Skip the pictures, please, and write out exactly the lines from the opening of the data through the line containing "Chart.register(...registerables);".

---------- Recorded information

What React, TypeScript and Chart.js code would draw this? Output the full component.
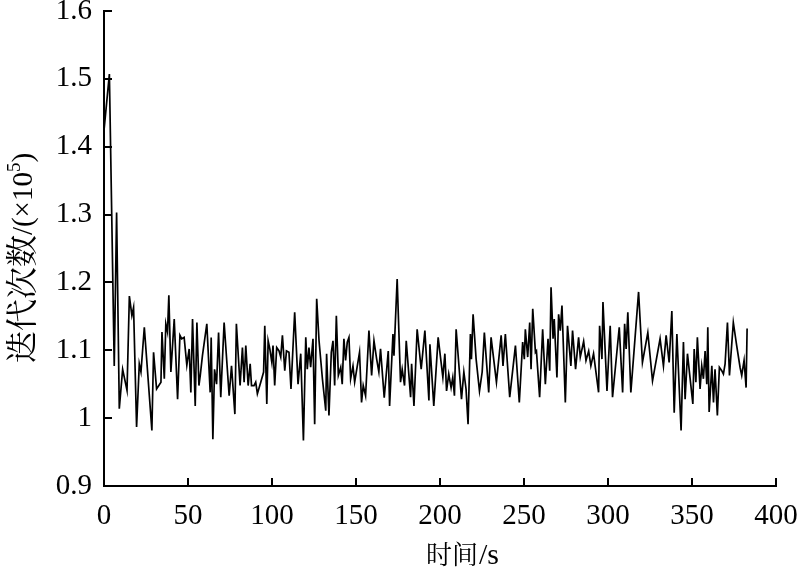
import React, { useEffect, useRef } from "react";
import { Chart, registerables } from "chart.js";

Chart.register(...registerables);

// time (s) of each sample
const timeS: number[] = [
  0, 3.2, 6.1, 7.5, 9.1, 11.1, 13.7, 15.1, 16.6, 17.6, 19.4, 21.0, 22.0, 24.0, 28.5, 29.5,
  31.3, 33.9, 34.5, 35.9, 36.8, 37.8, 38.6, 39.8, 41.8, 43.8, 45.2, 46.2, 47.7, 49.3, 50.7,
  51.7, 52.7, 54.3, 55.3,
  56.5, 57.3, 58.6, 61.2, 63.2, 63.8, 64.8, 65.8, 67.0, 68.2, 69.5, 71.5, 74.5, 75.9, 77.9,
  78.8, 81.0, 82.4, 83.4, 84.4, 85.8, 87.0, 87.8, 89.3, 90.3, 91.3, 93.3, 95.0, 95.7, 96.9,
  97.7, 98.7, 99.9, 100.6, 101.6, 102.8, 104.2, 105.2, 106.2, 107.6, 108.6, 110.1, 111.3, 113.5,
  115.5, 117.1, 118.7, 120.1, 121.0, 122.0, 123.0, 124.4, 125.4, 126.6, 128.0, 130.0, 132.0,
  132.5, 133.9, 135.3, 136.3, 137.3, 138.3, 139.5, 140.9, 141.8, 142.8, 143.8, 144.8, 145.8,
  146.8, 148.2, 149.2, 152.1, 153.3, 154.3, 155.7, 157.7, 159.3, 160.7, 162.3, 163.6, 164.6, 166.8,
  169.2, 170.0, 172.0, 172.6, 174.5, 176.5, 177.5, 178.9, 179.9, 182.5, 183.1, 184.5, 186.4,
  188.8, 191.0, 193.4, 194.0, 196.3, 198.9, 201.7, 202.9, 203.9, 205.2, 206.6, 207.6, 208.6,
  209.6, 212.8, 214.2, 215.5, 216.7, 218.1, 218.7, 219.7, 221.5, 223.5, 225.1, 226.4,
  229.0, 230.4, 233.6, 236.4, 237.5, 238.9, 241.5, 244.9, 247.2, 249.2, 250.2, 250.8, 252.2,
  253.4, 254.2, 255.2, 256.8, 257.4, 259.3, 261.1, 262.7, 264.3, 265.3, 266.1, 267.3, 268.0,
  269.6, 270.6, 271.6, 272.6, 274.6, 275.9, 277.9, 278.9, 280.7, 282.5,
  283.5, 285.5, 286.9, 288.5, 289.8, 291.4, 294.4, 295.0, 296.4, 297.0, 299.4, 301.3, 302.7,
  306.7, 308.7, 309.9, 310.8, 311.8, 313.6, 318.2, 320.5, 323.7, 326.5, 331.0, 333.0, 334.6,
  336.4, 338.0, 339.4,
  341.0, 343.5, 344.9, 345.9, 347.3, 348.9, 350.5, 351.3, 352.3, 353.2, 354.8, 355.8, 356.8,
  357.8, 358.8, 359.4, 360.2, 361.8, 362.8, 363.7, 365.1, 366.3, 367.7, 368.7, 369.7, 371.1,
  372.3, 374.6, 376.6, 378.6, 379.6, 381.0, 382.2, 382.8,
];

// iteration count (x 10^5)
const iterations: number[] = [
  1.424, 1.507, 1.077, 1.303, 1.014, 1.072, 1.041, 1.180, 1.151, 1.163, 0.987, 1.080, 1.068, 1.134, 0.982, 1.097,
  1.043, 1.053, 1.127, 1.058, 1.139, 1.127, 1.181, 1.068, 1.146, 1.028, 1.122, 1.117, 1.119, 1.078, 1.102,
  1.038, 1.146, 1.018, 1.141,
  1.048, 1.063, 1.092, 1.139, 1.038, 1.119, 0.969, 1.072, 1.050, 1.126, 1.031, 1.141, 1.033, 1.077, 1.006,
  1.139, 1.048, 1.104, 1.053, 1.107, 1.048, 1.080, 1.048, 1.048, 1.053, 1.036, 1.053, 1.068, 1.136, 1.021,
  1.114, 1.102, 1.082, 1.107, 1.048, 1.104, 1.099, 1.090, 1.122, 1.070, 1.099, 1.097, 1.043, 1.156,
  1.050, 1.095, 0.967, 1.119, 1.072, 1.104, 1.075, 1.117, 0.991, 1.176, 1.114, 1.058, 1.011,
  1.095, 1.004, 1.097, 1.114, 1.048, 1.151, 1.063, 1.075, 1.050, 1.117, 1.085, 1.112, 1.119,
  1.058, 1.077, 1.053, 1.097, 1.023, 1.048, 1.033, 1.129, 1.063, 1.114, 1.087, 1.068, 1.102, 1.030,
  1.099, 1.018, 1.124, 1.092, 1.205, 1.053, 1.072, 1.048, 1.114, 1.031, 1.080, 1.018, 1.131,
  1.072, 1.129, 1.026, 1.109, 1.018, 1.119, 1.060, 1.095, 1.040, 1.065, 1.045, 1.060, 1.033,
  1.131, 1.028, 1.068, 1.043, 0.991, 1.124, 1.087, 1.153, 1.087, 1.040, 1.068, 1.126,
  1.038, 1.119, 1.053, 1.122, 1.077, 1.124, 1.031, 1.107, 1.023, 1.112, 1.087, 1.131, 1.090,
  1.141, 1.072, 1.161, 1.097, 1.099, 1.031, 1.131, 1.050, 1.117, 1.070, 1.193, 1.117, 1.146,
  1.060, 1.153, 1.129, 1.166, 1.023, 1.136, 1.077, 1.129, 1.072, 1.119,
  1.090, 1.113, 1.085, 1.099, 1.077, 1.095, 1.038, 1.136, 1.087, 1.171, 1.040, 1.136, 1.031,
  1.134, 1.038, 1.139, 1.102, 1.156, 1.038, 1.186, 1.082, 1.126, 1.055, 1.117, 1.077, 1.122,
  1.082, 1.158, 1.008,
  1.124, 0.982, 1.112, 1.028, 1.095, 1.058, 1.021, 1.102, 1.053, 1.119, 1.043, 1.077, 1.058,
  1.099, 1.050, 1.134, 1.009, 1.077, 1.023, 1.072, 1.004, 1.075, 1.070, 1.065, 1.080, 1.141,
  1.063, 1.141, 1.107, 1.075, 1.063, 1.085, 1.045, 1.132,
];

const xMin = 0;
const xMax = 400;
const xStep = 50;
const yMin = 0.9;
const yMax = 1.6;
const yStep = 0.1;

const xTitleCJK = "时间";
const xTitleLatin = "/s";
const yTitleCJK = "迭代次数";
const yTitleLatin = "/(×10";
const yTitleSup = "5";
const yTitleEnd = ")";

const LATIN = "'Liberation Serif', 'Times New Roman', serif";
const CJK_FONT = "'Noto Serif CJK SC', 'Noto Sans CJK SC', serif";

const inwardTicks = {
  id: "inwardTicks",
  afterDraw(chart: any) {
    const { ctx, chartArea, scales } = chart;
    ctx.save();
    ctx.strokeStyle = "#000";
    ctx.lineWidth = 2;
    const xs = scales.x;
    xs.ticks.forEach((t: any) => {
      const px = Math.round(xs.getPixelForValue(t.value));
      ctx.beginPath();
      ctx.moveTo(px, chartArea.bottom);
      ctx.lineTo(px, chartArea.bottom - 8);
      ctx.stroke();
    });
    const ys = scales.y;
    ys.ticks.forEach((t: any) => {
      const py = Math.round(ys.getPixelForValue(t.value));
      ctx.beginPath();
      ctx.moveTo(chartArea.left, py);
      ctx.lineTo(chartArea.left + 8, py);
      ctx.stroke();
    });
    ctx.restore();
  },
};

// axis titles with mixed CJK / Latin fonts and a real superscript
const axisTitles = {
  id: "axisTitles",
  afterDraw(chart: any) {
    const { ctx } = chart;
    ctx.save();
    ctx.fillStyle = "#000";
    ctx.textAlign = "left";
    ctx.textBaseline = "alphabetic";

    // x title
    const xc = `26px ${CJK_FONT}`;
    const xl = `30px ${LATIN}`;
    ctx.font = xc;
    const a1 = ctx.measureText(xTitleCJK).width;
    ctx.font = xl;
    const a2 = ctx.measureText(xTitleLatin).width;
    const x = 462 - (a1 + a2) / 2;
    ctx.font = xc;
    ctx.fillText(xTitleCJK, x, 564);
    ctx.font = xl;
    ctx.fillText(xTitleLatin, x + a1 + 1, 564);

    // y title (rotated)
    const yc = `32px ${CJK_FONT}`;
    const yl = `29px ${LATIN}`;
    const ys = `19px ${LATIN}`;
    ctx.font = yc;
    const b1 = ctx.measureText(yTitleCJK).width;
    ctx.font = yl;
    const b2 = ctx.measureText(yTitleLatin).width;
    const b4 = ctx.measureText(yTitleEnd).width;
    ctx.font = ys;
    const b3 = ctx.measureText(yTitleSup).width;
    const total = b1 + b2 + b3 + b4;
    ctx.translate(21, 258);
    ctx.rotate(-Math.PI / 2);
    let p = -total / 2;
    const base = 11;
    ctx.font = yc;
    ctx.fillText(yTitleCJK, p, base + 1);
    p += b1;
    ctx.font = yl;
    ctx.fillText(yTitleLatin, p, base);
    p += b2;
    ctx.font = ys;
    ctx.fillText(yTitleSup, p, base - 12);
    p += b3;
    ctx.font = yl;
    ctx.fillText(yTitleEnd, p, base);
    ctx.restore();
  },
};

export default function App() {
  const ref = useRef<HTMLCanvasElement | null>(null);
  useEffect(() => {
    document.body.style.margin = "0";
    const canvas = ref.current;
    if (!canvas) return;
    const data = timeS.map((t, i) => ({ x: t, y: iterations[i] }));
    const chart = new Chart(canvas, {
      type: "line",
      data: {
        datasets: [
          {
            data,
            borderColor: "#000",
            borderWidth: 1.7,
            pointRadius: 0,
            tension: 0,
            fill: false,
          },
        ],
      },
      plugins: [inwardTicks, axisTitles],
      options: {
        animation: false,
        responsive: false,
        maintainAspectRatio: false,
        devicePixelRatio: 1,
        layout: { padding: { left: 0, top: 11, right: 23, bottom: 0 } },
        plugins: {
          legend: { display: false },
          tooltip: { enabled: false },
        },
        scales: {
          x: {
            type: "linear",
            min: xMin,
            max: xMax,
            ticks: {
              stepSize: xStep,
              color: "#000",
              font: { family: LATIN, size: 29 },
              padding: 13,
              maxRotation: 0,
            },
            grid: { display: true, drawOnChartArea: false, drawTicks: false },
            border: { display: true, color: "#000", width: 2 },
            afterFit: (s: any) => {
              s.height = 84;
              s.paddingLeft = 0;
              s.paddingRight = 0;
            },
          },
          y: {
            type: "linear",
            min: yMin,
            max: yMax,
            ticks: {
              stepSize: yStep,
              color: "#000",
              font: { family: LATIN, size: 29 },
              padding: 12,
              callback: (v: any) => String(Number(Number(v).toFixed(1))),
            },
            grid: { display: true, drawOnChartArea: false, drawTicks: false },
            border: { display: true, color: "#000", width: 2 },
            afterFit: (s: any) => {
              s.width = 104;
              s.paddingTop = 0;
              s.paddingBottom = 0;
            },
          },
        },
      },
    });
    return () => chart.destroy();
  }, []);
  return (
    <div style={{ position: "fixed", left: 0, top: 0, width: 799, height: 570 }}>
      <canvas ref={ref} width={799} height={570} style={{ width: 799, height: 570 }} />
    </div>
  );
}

--------------------

__Solution for this task__
What React, TypeScript and Chart.js code would draw this? Output the full component.
import React, { useEffect, useRef } from "react";
import { Chart, registerables } from "chart.js";

Chart.register(...registerables);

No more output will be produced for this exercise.